**TASK INSTRUCTIONS:**
Quote each line of the material verbatim, without the pictures.

**SOURCE EXCERPT:**
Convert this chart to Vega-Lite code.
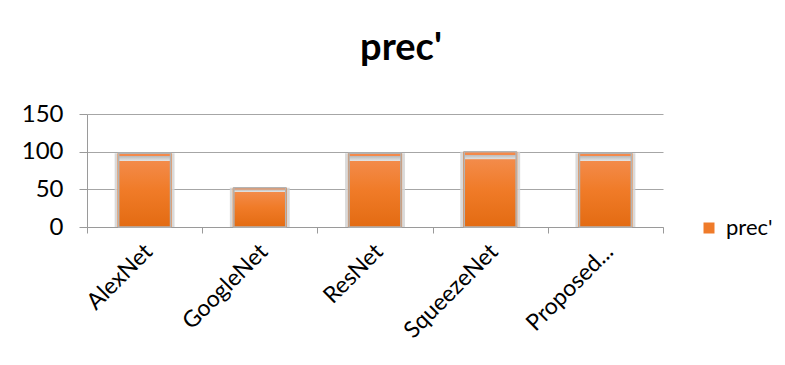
{
  "$schema": "https://vega.github.io/schema/vega-lite/v6.json",
  "autosize": {"type": "none"},
  "width": 576,
  "height": 113,
  "padding": {"left": 87, "top": 114, "right": 122, "bottom": 138},
  "background": "#ffffff",
  "config": {
    "font": "Lato",
    "view": {"stroke": null},
    "axis": {
      "labelFont": "Lato",
      "labelColor": "#000000",
      "domainColor": "#9a9a9a",
      "tickColor": "#9a9a9a",
      "gridColor": "#a6a6a6",
      "titleFontSize": 0
    }
  },
  "title": {
    "text": "prec'",
    "font": "Lato",
    "fontSize": 38,
    "fontWeight": "bold",
    "color": "#000000",
    "anchor": "middle",
    "dx": 26,
    "offset": 34
  },
  "data": {
    "values": [
      {"model": "AlexNet", "series": "prec'", "value": 98},
      {"model": "GoogleNet", "series": "prec'", "value": 52},
      {"model": "ResNet", "series": "prec'", "value": 98},
      {"model": "SqueezeNet", "series": "prec'", "value": 100},
      {"model": "Proposed...", "series": "prec'", "value": 98}
    ]
  },
  "encoding": {
    "x": {
      "field": "model",
      "type": "nominal",
      "sort": null,
      "title": null,
      "scale": {"paddingInner": 0, "paddingOuter": 0},
      "axis": {
        "labelAngle": -45,
        "labelFontSize": 23,
        "tickBand": "extent",
        "tickSize": 6,
        "labelPadding": 7,
        "labelOffset": -4,
        "grid": false
      }
    },
    "y": {
      "field": "value",
      "type": "quantitative",
      "title": null,
      "scale": {"domain": [0, 150], "nice": false},
      "axis": {
        "values": [0, 50, 100, 150],
        "labelFontSize": 24,
        "tickSize": 8,
        "labelPadding": 16,
        "grid": true
      }
    }
  },
  "layer": [
    {
      "mark": {"type": "bar", "width": {"band": 0.52}, "color": "#d4d4d4", "opacity": 0.85},
      "encoding": {}
    },
    {
      "mark": {"type": "bar", "width": {"band": 0.47}},
      "encoding": {
        "color": {
          "field": "series",
          "type": "nominal",
          "title": null,
          "scale": {"range": ["#ef7b2a"]},
          "legend": {
            "orient": "none",
            "legendX": 611,
            "legendY": 103,
            "symbolType": "square",
            "symbolSize": 121,
            "symbolStrokeWidth": 0,
            "labelFont": "Lato",
            "labelFontSize": 22,
            "labelColor": "#000000",
            "labelOffset": 6
          }
        }
      }
    },
    {
      "mark": {
        "type": "bar",
        "width": {"band": 0.45},
        "stroke": "#b4b4b4",
        "strokeWidth": 1.5,
        "fill": {
          "x1": 0, "y1": 0, "x2": 0, "y2": 1,
          "gradient": "linear",
          "stops": [
            {"offset": 0, "color": "#f4894a"},
            {"offset": 0.04, "color": "#f4894a"},
            {"offset": 0.045, "color": "#bdbdbd"},
            {"offset": 0.1, "color": "#e2e2e2"},
            {"offset": 0.105, "color": "#f38b4a"},
            {"offset": 0.5, "color": "#f07b28"},
            {"offset": 1, "color": "#e36b12"}
          ]
        }
      },
      "encoding": {}
    }
  ]
}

**COMPLETED EXERCISE:**
Convert this chart to Vega-Lite code.
{
  "$schema": "https://vega.github.io/schema/vega-lite/v6.json",
  "autosize": {"type": "none"},
  "width": 576,
  "height": 113,
  "padding": {"left": 87, "top": 114, "right": 122, "bottom": 138},
  "background": "#ffffff",
  "config": {
    "font": "Lato",
    "view": {"stroke": null},
    "axis": {
      "labelFont": "Lato",
      "labelColor": "#000000",
      "domainColor": "#9a9a9a",
      "tickColor": "#9a9a9a",
      "gridColor": "#a6a6a6",
      "titleFontSize": 0
    }
  },
  "title": {
    "text": "prec'",
    "font": "Lato",
    "fontSize": 38,
    "fontWeight": "bold",
    "color": "#000000",
    "anchor": "middle",
    "dx": 26,
    "offset": 34
  },
  "data": {
    "values": [
      {"model": "AlexNet", "series": "prec'", "value": 98},
      {"model": "GoogleNet", "series": "prec'", "value": 52},
      {"model": "ResNet", "series": "prec'", "value": 98},
      {"model": "SqueezeNet", "series": "prec'", "value": 100},
      {"model": "Proposed...", "series": "prec'", "value": 98}
    ]
  },
  "encoding": {
    "x": {
      "field": "model",
      "type": "nominal",
      "sort": null,
      "title": null,
      "scale": {"paddingInner": 0, "paddingOuter": 0},
      "axis": {
        "labelAngle": -45,
        "labelFontSize": 23,
        "tickBand": "extent",
        "tickSize": 6,
        "labelPadding": 7,
        "labelOffset": -4,
        "grid": false
      }
    },
    "y": {
      "field": "value",
      "type": "quantitative",
      "title": null,
      "scale": {"domain": [0, 150], "nice": false},
      "axis": {
        "values": [0, 50, 100, 150],
        "labelFontSize": 24,
        "tickSize": 8,
        "labelPadding": 16,
        "grid": true
      }
    }
  },
  "layer": [
    {
      "mark": {"type": "bar", "width": {"band": 0.52}, "color": "#d4d4d4", "opacity": 0.85},
      "encoding": {}
    },
    {
      "mark": {"type": "bar", "width": {"band": 0.47}},
      "encoding": {
        "color": {
          "field": "series",
          "type": "nominal",
          "title": null,
          "scale": {"range": ["#ef7b2a"]},
          "legend": {
            "orient": "none",
            "legendX": 611,
            "legendY": 103,
            "symbolType": "square",
            "symbolSize": 121,
            "symbolStrokeWidth": 0,
            "labelFont": "Lato",
            "labelFontSize": 22,
            "labelColor": "#000000",
            "labelOffset": 6
          }
        }
      }
    },
    {
      "mark": {
        "type": "bar",
        "width": {"band": 0.45},
        "stroke": "#b4b4b4",
        "strokeWidth": 1.5,
        "fill": {
          "x1": 0, "y1": 0, "x2": 0, "y2": 1,
          "gradient": "linear",
          "stops": [
            {"offset": 0, "color": "#f4894a"},
            {"offset": 0.04, "color": "#f4894a"},
            {"offset": 0.045, "color": "#bdbdbd"},
            {"offset": 0.1, "color": "#e2e2e2"},
            {"offset": 0.105, "color": "#f38b4a"},
            {"offset": 0.5, "color": "#f07b28"},
            {"offset": 1, "color": "#e36b12"}
          ]
        }
      },
      "encoding": {}
    }
  ]
}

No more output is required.